The Wall Street Journal recently described “School Nurses New Role in Children’s Health.” This provoked Da Coach to think about possibilities of turning over all school health and physical education to school nurses. Why not? They couldn’t do any worse than the current situation.
Why waste time pretending to teach kids to survive and thrive in our over-nourished, stressed-out, inactive society when they can get first-class school-based medical care right down the hall?
Obesity among school-age children has more than tripled in just the past 20 years, and 33% of students are obese or overweight (over fat). According to the article's author, the real sickness story is that all this fat carries serious mental and physical health issues, including depression and a growing number of diabetes cases.
With more and more obese kids manifesting chronic disease, school nurses are being overwhelmed with students needing more sophisticated medical care than traditionally has been provided. It has become such a trend that school-based health centers are opening. “Clinics usually are inside or adjacent to school building, with a medical staff including pediatricians and nurse practitioners who can bill services to Medicaid and private insurance,” Laura Landro reports.

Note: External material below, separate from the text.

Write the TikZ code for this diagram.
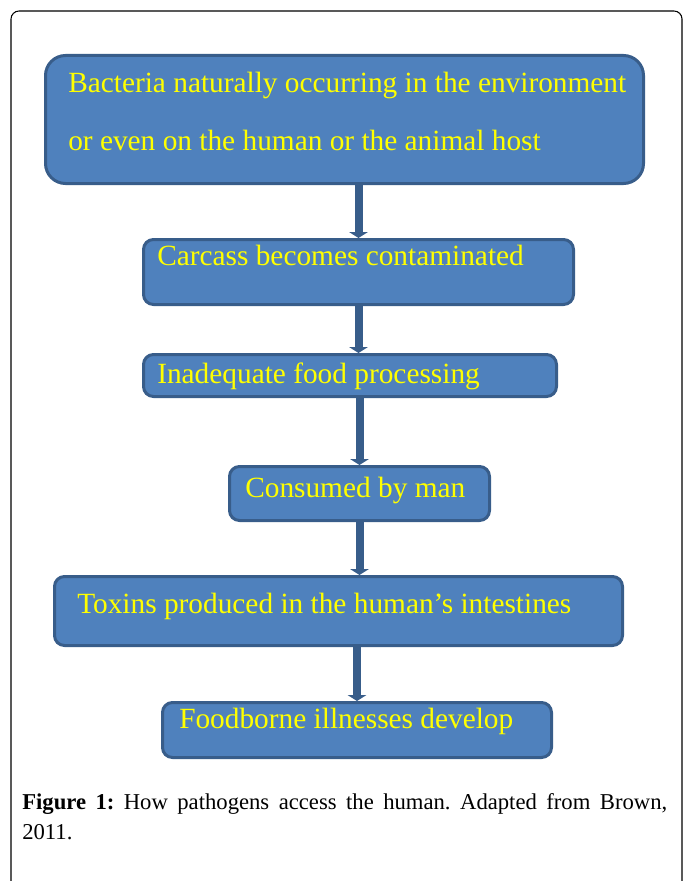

Apparently, school-based health (sickness) centers have nearly doubled in number since 1998 to about 2,000. “The Obama administration’s new health law appropriated $200 million through 2013 for the centers to build new facilities, purchase equipment and expand services,” according to the article. Besides reimbursements, school-based health clinics’ funding comes from state and federal government grants and private foundations. Some clinics are operated by nonprofit hospital systems.
Wow, this is an interesting development.
Da Coach can see a shift from our old-and-tired health and physical education to real sickness care education. Why waste time pretending to teach kids to survive and thrive in our over-nourished, stressed-out, inactive society when they can get first-class school-based medical care right down the hall? Forget prevention and quality health and physical education. Parents and school officials don’t seem to care about it anyway.
Besides, at current levels of increased childhood obesity and chronic diseases like Type 2 diabetes and hypertension, who knows how early American kids are going to need these quasi-medical interventions?
Besides, quality health and daily physical education have been almost abandoned by many school districts across the nation anyway. So, well … perhaps times have just changed and we can forget about disease prevention and health promotion as a core value of American education.
Anyway, parents who want their kids to experience real health and fitness can send them out for a sports team. Those not ready for sports, go see the school nurse.